Desde el Antiguo Egipcio y la Antigua Grecia, los pensadores creyeron poder adivinar, mediante una simple medición de la cabeza, la personalidad, inteligencia y aptitudes de una persona. Esta idea alcanzó su auge en el siglo XIX, cuando se convirtió en ciencia e incluso se llegó a creer que la predisposición a actuar con maldad estaba reflejada en el cráneo. En la actualidad, sabemos que la Frenología (que así se llama esta disciplina) carece de sentido y, para que veáis hasta qué punto, hoy la tratamos en Medciencia.
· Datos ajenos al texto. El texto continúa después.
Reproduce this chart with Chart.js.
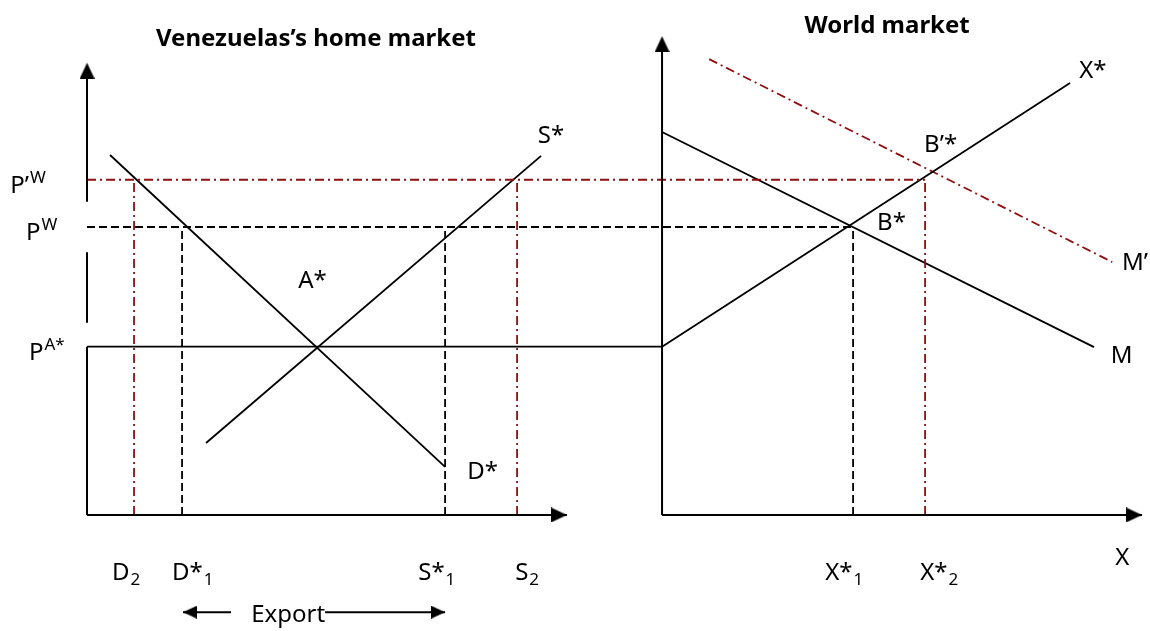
<!DOCTYPE html>
<html>
<head>
<meta charset="utf-8">
<script src="https://cdn.jsdelivr.net/npm/chart.js@4.4.1/dist/chart.umd.min.js"></script>
<style>
  html, body { margin: 0; padding: 0; background: #fff; }
  #wrap { width: 1150px; height: 631px; }
</style>
</head>
<body>
<div id="wrap"><canvas id="chart"></canvas></div>
<script>
// prices
const pAutarky = 37.4;   // P^A*
const pWorld = 64;       // P^W
const pWorldNew = 74.5;  // P'^W

// home market quantities
const qD2 = 9.8;
const qDStar1 = 19.8;
const qSStar1 = 74.6;
const qS2 = 89.6;
const homeDemand = [[4.8, 80], [74.6, 10.7]];     // D*
const homeSupply = [[24.8, 16], [94.6, 79.8]];    // S*
const homeAxisTop = 100.5;
const homeAxisEnd = 100;
const exportLeft = [30, 20];
const exportRight = [49.6, 74.6];
const exportLevel = -21.6;

// world market (quantities relative to its own origin)
const worldOrigin = 119.8;
const qX1 = 39.8;
const qX2 = 54.8;
const importDemand = [[0, 85.1], [90, 37.3]];        // M
const importDemandNew = [[9.8, 101.3], [93.8, 56.2]]; // M'
const exportSupply = [[0, 37.4], [85, 96]];          // X*
const worldAxisTop = 106.4;
const worldAxisEnd = 100;

const RED = '#8f1010';
const DASH = [8, 4];
const DASHDOT = [9, 4, 2, 4];
const FONT = '"Noto Sans", "Open Sans", sans-serif';

const home = arr => arr.map(([x, y]) => ({ x, y }));
const world = arr => arr.map(([x, y]) => ({ x: x + worldOrigin, y }));
const gap = { x: NaN, y: NaN };

function makeArrow(w, len) {
  const c = document.createElement('canvas');
  c.width = w; c.height = len * 2;
  const g = c.getContext('2d');
  g.fillStyle = '#000';
  g.beginPath();
  g.moveTo(w / 2, len); g.lineTo(w, len * 2); g.lineTo(0, len * 2);
  g.closePath(); g.fill();
  return c;
}
const bigArrow = makeArrow(15, 16);
const smallArrow = makeArrow(13, 14);

function seg(data, color, width, dash) {
  return {
    data, borderColor: color, borderWidth: width, borderDash: dash || [],
    pointRadius: 0, spanGaps: false, fill: false, tension: 0
  };
}

const labels = [
  { q: -16.0, p: 71.6, text: 'P’', sup: 'W' },
  { q: -12.7, p: 61.1, text: 'P', sup: 'W' },
  { q: -12.1, p: 34.4, text: 'P', sup: 'A*' },
  { q: 93.9, p: 82.7, text: 'S*' },
  { q: 44.0, p: 50.4, text: 'A*' },
  { q: 79.2, p: 7.9, text: 'D*' },
  { q: 5.2, p: -14.4, text: 'D', sub: '2' },
  { q: 17.7, p: -14.4, text: 'D*', sub: '1' },
  { q: 69.0, p: -14.4, text: 'S*', sub: '1' },
  { q: 89.2, p: -14.4, text: 'S', sub: '2' },
  { q: 34.2, p: -23.8, text: 'Export' },
  { q: worldOrigin + 86.9, p: 97.1, text: 'X*' },
  { q: worldOrigin + 54.6, p: 80.7, text: 'B’*' },
  { q: worldOrigin + 44.8, p: 63.3, text: 'B*' },
  { q: worldOrigin + 95.8, p: 54.4, text: 'M’' },
  { q: worldOrigin + 93.5, p: 33.8, text: 'M' },
  { q: worldOrigin + 94.4, p: -11.1, text: 'X' },
  { q: worldOrigin + 34.0, p: -14.4, text: 'X*', sub: '1' },
  { q: worldOrigin + 53.8, p: -14.4, text: 'X*', sub: '2' }
];
const titles = [
  { q: 47.7, p: 104.2, text: 'Venezuelas’s home market' },
  { q: worldOrigin + 46.9, p: 107.0, text: 'World market' }
];

const textPlugin = {
  id: 'diagramText',
  afterDatasetsDraw(chart) {
    const { ctx, scales: { x, y } } = chart;
    ctx.save();
    ctx.fillStyle = '#000';
    ctx.textBaseline = 'alphabetic';
    titles.forEach(t => {
      ctx.font = 'bold 24px ' + FONT;
      ctx.textAlign = 'center';
      ctx.fillText(t.text, x.getPixelForValue(t.q), y.getPixelForValue(t.p));
    });
    ctx.textAlign = 'left';
    labels.forEach(l => {
      let px = x.getPixelForValue(l.q);
      const py = y.getPixelForValue(l.p);
      ctx.font = '24px ' + FONT;
      ctx.fillText(l.text, px, py);
      px += ctx.measureText(l.text).width + 1;
      ctx.font = '17px ' + FONT;
      if (l.sup) ctx.fillText(l.sup, px, py - 10);
      if (l.sub) ctx.fillText(l.sub, px, py + 5);
    });
    ctx.restore();
  }
};

new Chart(document.getElementById('chart'), {
  type: 'line',
  data: {
    datasets: [
      // axes
      seg([{ x: 0, y: 0 }, { x: 0, y: pAutarky }, gap, { x: 0, y: 42.7 }, { x: 0, y: 58.4 }, gap,
           { x: 0, y: 69.6 }, { x: 0, y: homeAxisTop - 2 }], '#000', 2),
      seg([{ x: 0, y: 0 }, { x: homeAxisEnd, y: 0 }], '#000', 2),
      seg(world([[0, 0], [0, worldAxisTop - 2]]), '#000', 2),
      seg(world([[0, 0], [worldAxisEnd, 0]]), '#000', 2),
      // price lines
      seg([{ x: 0, y: pAutarky }, { x: worldOrigin, y: pAutarky }], '#000', 1.8),
      seg([{ x: 0, y: pWorld }, { x: worldOrigin + qX1, y: pWorld }], '#000', 1.8, DASH),
      seg([{ x: 0, y: pWorldNew }, { x: worldOrigin + qX2, y: pWorldNew }], RED, 1.8, DASHDOT),
      // quantity drop lines
      seg([{ x: qD2, y: 0 }, { x: qD2, y: pWorldNew }], RED, 1.8, DASHDOT),
      seg([{ x: qS2, y: 0 }, { x: qS2, y: pWorldNew }], RED, 1.8, DASHDOT),
      seg([{ x: qDStar1, y: 0 }, { x: qDStar1, y: pWorld }], '#000', 1.8, DASH),
      seg([{ x: qSStar1, y: 0 }, { x: qSStar1, y: pWorld }], '#000', 1.8, DASH),
      seg(world([[qX1, 0], [qX1, pWorld]]), '#000', 1.8, DASH),
      seg(world([[qX2, 0], [qX2, pWorldNew]]), RED, 1.8, DASHDOT),
      // curves
      seg(home(homeDemand), '#000', 1.8),
      seg(home(homeSupply), '#000', 1.8),
      seg(world(importDemand), '#000', 1.8),
      seg(world(exportSupply), '#000', 1.8),
      seg(world(importDemandNew), RED, 1.8, DASHDOT),
      // export arrows
      seg(exportLeft.map(x => ({ x, y: exportLevel })), '#000', 2),
      seg(exportRight.map(x => ({ x, y: exportLevel })), '#000', 2),
      {
        data: [{ x: 0, y: homeAxisTop }, { x: homeAxisEnd, y: 0 },
               { x: worldOrigin, y: worldAxisTop }, { x: worldOrigin + worldAxisEnd, y: 0 }],
        showLine: false, pointStyle: bigArrow, pointRadius: 8, pointRotation: [0, 90, 0, 90]
      },
      {
        data: [{ x: exportLeft[1], y: exportLevel }, { x: exportRight[1], y: exportLevel }],
        showLine: false, pointStyle: smallArrow, pointRadius: 7, pointRotation: [-90, 90]
      }
    ]
  },
  options: {
    responsive: true,
    maintainAspectRatio: false,
    animation: false,
    layout: { padding: 0, autoPadding: false },
    plugins: { legend: { display: false }, tooltip: { enabled: false } },
    events: [],
    scales: {
      x: { type: 'linear', display: false, min: -18.125, max: 221.458 },
      y: { type: 'linear', display: false, min: -25.78, max: 114.44 }
    }
  },
  plugins: [textPlugin]
});
</script>
</body>
</html>
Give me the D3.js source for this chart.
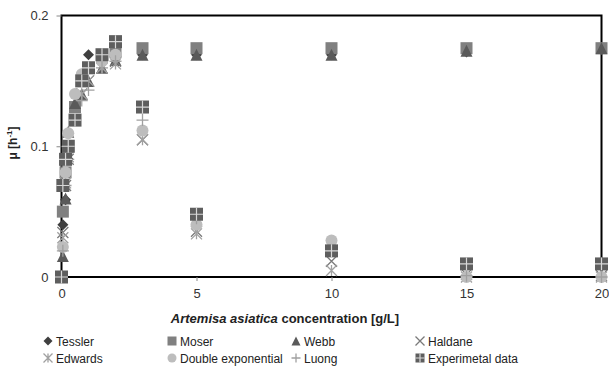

El instinto del amor según la frenología

Desde hace ya varios milenios, muchos artistas han creído ver en la cabeza un espejo de la personalidad de la persona. Por ejemplo, en las esculturas antiguas el diseño de la cabeza dependía de lo que se quería representar. Así, la cabeza de Venus, diosa del amor, no podía ser la misma que la de Minerva, que encarnaba la sabiduría. Ya en la Edad Media, esta idea se extendió a la ciencia y comenzaron a relacionarse regiones cerebrales con distintas facultades humanas como el sentido común, el juicio, la fuerza motriz o la memoria.

A finales del siglo XVIII, Franz Joseph Gall, un anatomista alemán, estaba convencido de que las facultades mentales residían en zonas diferentes del cerebro. Hasta aquí, podría considerarse un adelantado a su época. Sin embargo, también aseguraba que esto debía dejar rastro en el cráneo, y por ello fundó la Frenología, por la que podrían deducirse el carácter y la personalidad de una persona atendiendo a su cabeza y sus facciones.Sus estudios comenzaron mientras era profesor, cuando se dio cuenta de que los alumnos con ojos saltones tenían una destacada memoria verbal.

A partir de aquí, observó y midió los cráneos de matemáticos, poetas, pintores y criminales para así establecer patrones que pudieran justificar su teoría. Uno de sus trabajos más famosos lo hizo sobre una joven viuda que, por su estado, experimentaba de vez en cuando ataques nerviosos que le producían ninfomanía. Según testimonio de la mujer, todo ello venía acompañado por calor en la nuca. En su observación, Gall descubrió que, efectivamente, poseía esta zona más larga de lo normal. Para profundizar en este hecho, se fijó en hombres cuyo deseo sexual era muy pronunciado y los comparó con aquellos no excesivamente pasionales. Según su testimonio, en todos los casos los primeros tenían una nuca muy desarrollada, mientras que los segundos estaban en la normalidad. Así, este científico llegó a la conclusión de que en la nuca, y más concretamente en el cerebelo, residía el instinto del amor. 

Los 38 órganos del cerebro según la frenología

Gracias a investigaciones como esta, Gall y el resto de frenólogos terminaron descubriendo hasta 27 órganos dentro del cerebro, que algunos ampliaban a 38. De ellos, 10 eran los responsables de los instintos, 12 de los sentimientos, 14 de las facultades perceptivas y dos de las reflectivas.

Los instintos o impulsos ocuparían la zona más inferior del cráneo. De ellos destaca, como ya hemos comentado, el del amor (denominado amatividad). Otros ejemplos de instintos son la secretividad (hipocresía), la alimentividad (gula) o la adquisividad (avaricia). De este modo, los frenólogos afirmaban que tener una región concreta de la sien más grande de lo normal era signo de propensión a cometer robos, puesto que aquí residía la adquisividad. Los sentimientos se situarían en la zona media del cráneo y algunos de los más destacables son la dulzura, la maravillosidad o el buen humor, situado en la frente.

Esta rocambolesca teoría llegó a ser muy popular en Europa hasta la década de 1840, sobre todo entre las clases medias y bajas. En sus aspectos más negativos, sirvió como justificación al racismo imperante de la época al afirmar que la raza amerindia, a la que pertenecían los nativos americanos, era inferior a la europea. La Frenología perdió su condición de ciencia cuando Paul Broca descubrió, esta vez a través del método científico, la verdadera zona en la que reside el lenguaje. Desde entonces es considerada una pseudociencia. Sin embargo, Franz Joseph Gall aportó grandes descubrimientos a la neurociencia moderna, como las diferentes funciones de la materia gris y blanca en el cerebro.